DIRECTION: Write out exactly the lines of the entries below from the one holding "Write the Bokeh code for this chart." to the one holding "from bokeh.resources import INLINE", inclusive, and leave out all other lines.

EXTRACTED ENTRIES:
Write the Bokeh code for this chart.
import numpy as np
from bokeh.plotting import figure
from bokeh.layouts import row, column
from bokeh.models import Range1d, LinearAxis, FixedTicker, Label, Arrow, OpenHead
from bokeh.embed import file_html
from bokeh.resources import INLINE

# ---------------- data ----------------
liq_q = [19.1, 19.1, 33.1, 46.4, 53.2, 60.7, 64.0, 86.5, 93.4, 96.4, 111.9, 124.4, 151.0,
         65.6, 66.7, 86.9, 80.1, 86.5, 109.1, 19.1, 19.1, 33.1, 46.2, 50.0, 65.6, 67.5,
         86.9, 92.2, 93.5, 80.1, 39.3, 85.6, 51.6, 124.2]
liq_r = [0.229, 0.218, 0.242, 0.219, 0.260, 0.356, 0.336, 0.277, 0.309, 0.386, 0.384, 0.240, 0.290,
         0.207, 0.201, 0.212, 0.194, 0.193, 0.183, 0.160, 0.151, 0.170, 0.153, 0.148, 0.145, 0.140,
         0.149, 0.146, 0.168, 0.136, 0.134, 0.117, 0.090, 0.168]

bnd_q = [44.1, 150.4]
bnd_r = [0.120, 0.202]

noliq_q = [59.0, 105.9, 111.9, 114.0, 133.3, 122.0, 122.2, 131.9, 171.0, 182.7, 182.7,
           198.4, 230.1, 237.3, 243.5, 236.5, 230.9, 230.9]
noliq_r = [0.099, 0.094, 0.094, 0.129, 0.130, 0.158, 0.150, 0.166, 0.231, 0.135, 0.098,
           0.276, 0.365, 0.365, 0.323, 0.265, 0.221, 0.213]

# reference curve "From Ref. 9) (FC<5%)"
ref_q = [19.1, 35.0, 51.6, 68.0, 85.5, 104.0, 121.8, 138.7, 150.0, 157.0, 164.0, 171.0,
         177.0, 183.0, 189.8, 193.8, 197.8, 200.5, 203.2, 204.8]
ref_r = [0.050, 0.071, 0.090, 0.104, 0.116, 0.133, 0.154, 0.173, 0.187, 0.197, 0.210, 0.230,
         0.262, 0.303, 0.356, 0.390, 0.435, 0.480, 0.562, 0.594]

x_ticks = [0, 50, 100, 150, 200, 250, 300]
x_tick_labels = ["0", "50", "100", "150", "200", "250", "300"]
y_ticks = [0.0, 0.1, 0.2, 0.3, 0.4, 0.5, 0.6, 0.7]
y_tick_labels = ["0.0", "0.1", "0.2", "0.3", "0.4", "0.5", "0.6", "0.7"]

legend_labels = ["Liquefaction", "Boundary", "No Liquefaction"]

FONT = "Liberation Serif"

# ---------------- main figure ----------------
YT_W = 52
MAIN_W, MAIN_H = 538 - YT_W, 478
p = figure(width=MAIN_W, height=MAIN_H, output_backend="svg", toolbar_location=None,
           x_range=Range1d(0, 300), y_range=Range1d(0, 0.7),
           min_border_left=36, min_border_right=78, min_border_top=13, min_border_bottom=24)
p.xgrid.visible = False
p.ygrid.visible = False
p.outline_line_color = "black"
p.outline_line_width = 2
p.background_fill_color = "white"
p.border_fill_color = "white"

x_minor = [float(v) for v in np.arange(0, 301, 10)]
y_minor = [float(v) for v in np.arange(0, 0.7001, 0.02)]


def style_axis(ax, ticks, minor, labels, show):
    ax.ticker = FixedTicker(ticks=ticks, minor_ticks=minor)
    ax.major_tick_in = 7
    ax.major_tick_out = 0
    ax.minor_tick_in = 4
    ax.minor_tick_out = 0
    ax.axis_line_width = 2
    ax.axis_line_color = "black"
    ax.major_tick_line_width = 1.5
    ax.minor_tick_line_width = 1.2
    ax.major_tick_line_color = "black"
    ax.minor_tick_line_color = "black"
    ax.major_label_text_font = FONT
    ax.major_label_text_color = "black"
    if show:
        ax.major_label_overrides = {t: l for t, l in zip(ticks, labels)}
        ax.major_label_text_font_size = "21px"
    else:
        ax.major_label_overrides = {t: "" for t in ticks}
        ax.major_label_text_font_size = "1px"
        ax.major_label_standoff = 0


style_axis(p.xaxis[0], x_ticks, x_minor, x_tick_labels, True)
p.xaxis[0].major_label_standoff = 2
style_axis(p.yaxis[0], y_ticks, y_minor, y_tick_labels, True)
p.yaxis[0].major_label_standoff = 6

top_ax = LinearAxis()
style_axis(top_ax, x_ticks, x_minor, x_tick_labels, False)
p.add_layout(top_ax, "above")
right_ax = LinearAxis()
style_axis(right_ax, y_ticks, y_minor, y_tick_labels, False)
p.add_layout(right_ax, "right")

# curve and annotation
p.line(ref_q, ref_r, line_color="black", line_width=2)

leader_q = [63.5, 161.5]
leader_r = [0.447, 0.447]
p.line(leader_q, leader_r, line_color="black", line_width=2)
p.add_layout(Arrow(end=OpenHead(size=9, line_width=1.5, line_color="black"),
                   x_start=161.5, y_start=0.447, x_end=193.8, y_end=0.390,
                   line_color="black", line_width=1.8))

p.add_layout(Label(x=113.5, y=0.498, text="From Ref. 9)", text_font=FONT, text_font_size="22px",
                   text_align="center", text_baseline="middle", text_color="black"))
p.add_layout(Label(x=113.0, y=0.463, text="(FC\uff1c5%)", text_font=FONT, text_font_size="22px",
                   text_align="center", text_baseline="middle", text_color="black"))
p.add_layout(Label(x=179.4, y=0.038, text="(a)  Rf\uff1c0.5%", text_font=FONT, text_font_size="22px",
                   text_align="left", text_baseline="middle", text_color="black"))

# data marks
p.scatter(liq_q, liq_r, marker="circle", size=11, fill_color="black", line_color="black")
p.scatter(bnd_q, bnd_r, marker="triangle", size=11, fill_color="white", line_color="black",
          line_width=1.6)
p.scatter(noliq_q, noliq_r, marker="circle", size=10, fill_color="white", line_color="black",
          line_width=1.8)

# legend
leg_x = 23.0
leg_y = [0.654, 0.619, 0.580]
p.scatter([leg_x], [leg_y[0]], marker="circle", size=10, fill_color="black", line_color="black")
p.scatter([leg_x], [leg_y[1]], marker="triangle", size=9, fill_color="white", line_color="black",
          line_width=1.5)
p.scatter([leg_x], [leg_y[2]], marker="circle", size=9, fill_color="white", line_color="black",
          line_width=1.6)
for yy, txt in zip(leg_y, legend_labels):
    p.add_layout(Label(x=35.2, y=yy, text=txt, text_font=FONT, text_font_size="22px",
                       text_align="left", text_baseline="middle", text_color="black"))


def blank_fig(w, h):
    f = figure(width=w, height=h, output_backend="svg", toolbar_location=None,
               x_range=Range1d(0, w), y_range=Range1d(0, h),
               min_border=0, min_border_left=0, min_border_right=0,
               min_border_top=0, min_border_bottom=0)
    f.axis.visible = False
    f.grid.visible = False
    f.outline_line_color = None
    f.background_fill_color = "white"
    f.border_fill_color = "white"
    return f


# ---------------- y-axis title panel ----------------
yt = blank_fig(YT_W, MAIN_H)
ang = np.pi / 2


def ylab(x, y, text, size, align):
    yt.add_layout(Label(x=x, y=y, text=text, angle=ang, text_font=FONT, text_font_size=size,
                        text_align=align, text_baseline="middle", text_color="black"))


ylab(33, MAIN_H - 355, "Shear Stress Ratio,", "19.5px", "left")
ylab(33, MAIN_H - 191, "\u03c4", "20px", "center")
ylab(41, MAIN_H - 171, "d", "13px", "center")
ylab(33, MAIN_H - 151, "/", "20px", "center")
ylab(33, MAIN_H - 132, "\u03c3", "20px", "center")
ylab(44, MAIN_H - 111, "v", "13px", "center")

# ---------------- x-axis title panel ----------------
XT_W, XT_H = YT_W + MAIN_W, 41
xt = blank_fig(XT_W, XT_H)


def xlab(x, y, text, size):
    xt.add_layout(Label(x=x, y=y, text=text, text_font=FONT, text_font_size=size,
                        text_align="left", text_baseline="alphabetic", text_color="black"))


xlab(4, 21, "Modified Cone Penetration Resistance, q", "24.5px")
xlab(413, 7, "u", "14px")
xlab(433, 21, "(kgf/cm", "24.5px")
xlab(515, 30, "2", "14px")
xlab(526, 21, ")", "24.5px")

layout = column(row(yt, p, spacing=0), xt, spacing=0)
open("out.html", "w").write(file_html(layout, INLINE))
...
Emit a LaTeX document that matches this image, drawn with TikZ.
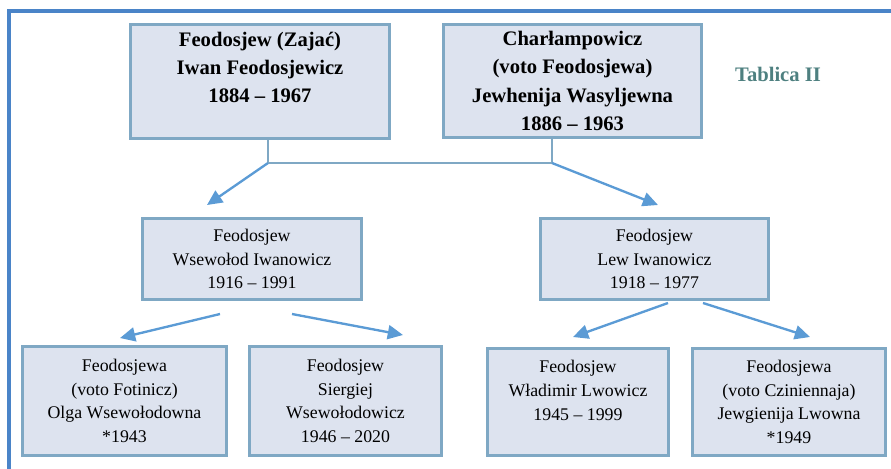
...
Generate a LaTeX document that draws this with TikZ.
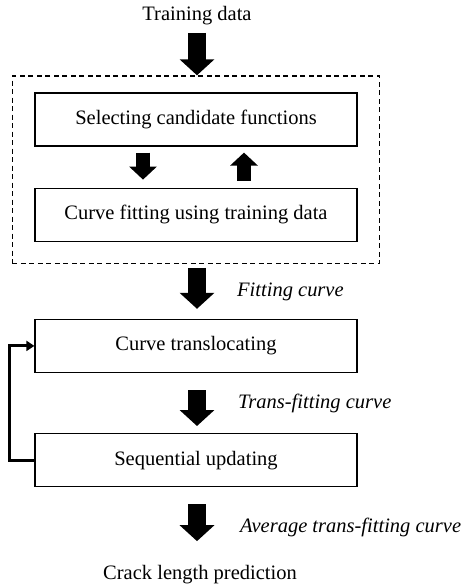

OUTPUT:
Write the Bokeh code for this chart.
import numpy as np
from bokeh.plotting import figure
from bokeh.layouts import row, column
from bokeh.models import Range1d, LinearAxis, FixedTicker, Label, Arrow, OpenHead
from bokeh.embed import file_html
from bokeh.resources import INLINE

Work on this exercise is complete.